Soil	Activity A	Plasticity Index	Mineral composition
Beauharnois	0.52	41.08	Illite
Detroit I	0.36	12.96	Kaolinite
Horten	0.42	16.80	Kaolinite
Gosport	0.89	48.95	Illite
Mexico City	4.5	405	Montmorillonite
Shell haven	1.33	54.53	Montmorillonite
St.Thuribe	0.33	11.88	Kaolinite

To determine

Find the remoulded shear strength of the clay soil.

Explanation of Solution

Determine the remoulded shear strength of the Beauharnais soil using the relation.

${\tau }_{f-\text{remolded}}=\frac{{\tau }_{f-\text{undisturbed}}}{S_t}$

Here, ${\tau }_{f-\text{undisturbed}}$ is the undisturbed shear strength and $S_t$ is the sensitivity.

Substitute $18{\text{kN/m}}^{\text{2}}$ for ${\tau }_{f-\text{undisturbed}}$ and 14 for $S_t$.

$\begin{array}{c}{\tau }_{f-\text{remolded}}=\frac{18}{14}\\ =1.3{\text{kN/m}}^{\text{2}}\end{array}$

Similarly, calculate the remolded shear strength of the remaining soils.

Summarize the calculated values of remolded shear strength as in Table 3.

Soil	Activity A	Undisturbed Shear strength $\left({\tau }_{f-\text{undisturbed}}\right)$$\left({\text{kN/m}}^{\text{2}}\right)$	Sensitivity $\left(S_t\right)$	Remoulded Shear strength $\left({\tau }_{f-\text{remolded}}\right)$$\left({\text{kN/m}}^{\text{2}}\right)$
Beauharnois	0.52	18	14	1.3
Detroit I	0.36	17	2.5	6.8
Horten	0.42	41	17	2.4
Gosport	0.89	29	2.2	13.2
Mexico City	4.5	46	5.3	8.7
Shell haven	1.33	36	7.6	4.7
St.Thuribe	0.33	38	150	0.3

To determine

Plot the variations of undisturbed and remolded shear strengths with the activity A.

Explanation of Solution

Refer Table 3.

Plot the graph between the undisturbed, remolded shear strengths with the activity A as in Figure 1.
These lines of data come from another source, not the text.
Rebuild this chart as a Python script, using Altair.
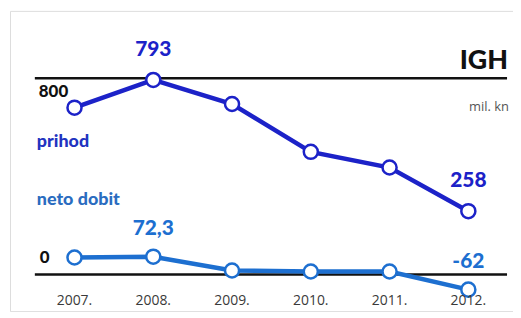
import altair as alt
import pandas as pd

years = [2007, 2008, 2009, 2010, 2011, 2012]
year_labels = ["2007.", "2008.", "2009.", "2010.", "2011.", "2012."]
revenue = [680, 793, 695, 500, 436, 258]
profit = [69, 72.3, 16, 12, 12, -62]

rev_label_years = [2008, 2012]
rev_label_vals = [793, 258]
rev_label_text = ["793", "258"]
prof_label_years = [2008, 2012]
prof_label_vals = [72.3, -62]
prof_label_text = ["72,3", "-62"]

REV_C = "#1c22c8"
PROF_C = "#1d6fd0"

df_rev = pd.DataFrame({"year": years, "value": revenue})
df_prof = pd.DataFrame({"year": years, "value": profit})
df_years = pd.DataFrame({"year": years, "label": year_labels})
df_rl = pd.DataFrame({"year": rev_label_years, "value": rev_label_vals, "text": rev_label_text})
df_pl = pd.DataFrame({"year": prof_label_years, "value": prof_label_vals, "text": prof_label_text})

xs = alt.Scale(domain=[2006.181, 2012.567], nice=False, zero=False)
ys = alt.Scale(domain=[-149.5, 1074.7], nice=False, zero=False)
X = alt.X("year:Q", scale=xs, axis=None)
Y = alt.Y("value:Q", scale=ys, axis=None)

FONT = "Lato"
W = 900

rules = alt.Chart(pd.DataFrame({"value": [800, 0]})).mark_rule(
    color="#111111", strokeWidth=2.5
).encode(y=Y, x=alt.value(25), x2=alt.value(500))

rev_line = alt.Chart(df_rev).mark_line(color=REV_C, strokeWidth=4.5).encode(x=X, y=Y)
rev_pts = alt.Chart(df_rev).mark_point(
    filled=True, fill="white", stroke=REV_C, strokeWidth=2.5, size=200, opacity=1
).encode(x=X, y=Y)
prof_line = alt.Chart(df_prof).mark_line(color=PROF_C, strokeWidth=4.5).encode(x=X, y=Y)
prof_pts = alt.Chart(df_prof).mark_point(
    filled=True, fill="white", stroke=PROF_C, strokeWidth=2.5, size=200, opacity=1
).encode(x=X, y=Y)

rev_txt = alt.Chart(df_rl).mark_text(
    font=FONT, fontWeight=W, fontSize=21, color=REV_C, dy=-30, baseline="middle"
).encode(x=X, y=Y, text="text:N")
prof_txt = alt.Chart(df_pl).mark_text(
    font=FONT, fontWeight=W, fontSize=21, color=PROF_C, dy=-28, baseline="middle"
).encode(x=X, y=Y, text="text:N")

year_txt = alt.Chart(df_years).mark_text(
    font="Open Sans", fontSize=14, color="#3a3a3a", baseline="middle"
).encode(x=X, y=alt.value(292), text="label:N")

def fixed(txt, x, y, size, color, weight=W, align="left", font=FONT):
    return alt.Chart(pd.DataFrame({"t": [txt]})).mark_text(
        font=font, fontWeight=weight, fontSize=size, color=color,
        align=align, baseline="middle"
    ).encode(x=alt.value(x), y=alt.value(y), text="t:N")

labels = [
    fixed("800", 29, 82, 17, "#111111"),
    fixed("0", 30, 249, 17, "#111111"),
    fixed("prihod", 27, 132, 18, "#2233c0"),
    fixed("neto dobit", 27, 190, 18, "#2a6cc0"),
    fixed("IGH", 501, 50, 27, "#111111", align="right"),
    fixed("mil. kn", 502, 97, 13, "#555555", weight="normal", align="right",
          font="Open Sans"),
]

chart = alt.layer(
    rules, prof_line, rev_line, prof_pts, rev_pts, rev_txt, prof_txt, year_txt, *labels
).properties(
    width=506, height=302,
    autosize=alt.AutoSizeParams(type="none"),
    padding={"left": 2, "top": 2, "right": 0, "bottom": 0},
).configure_view(
    stroke="#cfcfcf", strokeWidth=1.5, cornerRadius=16
).configure(background="white")

chart.save("out.html", embed_options={"renderer": "svg", "actions": False})
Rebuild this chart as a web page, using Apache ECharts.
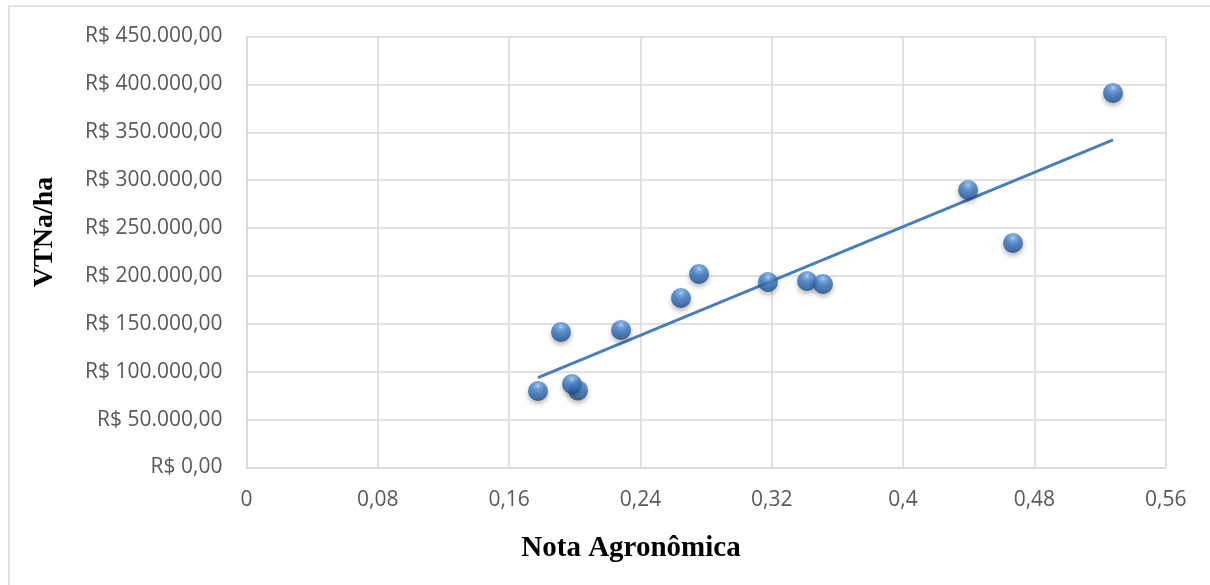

The shear strength of the clay obtains from two components, one is cohesion, which is the cementing force between particles, and second one is frictional resistance, which is mainly due to the particle movement of one particle over another. The cohesion contribution is greater to the shear strength, when the clay activity is greater. Although no reliable correlation can be developed from Figure 1, both the undisturbed and remolded shear strengths certainly show increasing trends as the activity increases.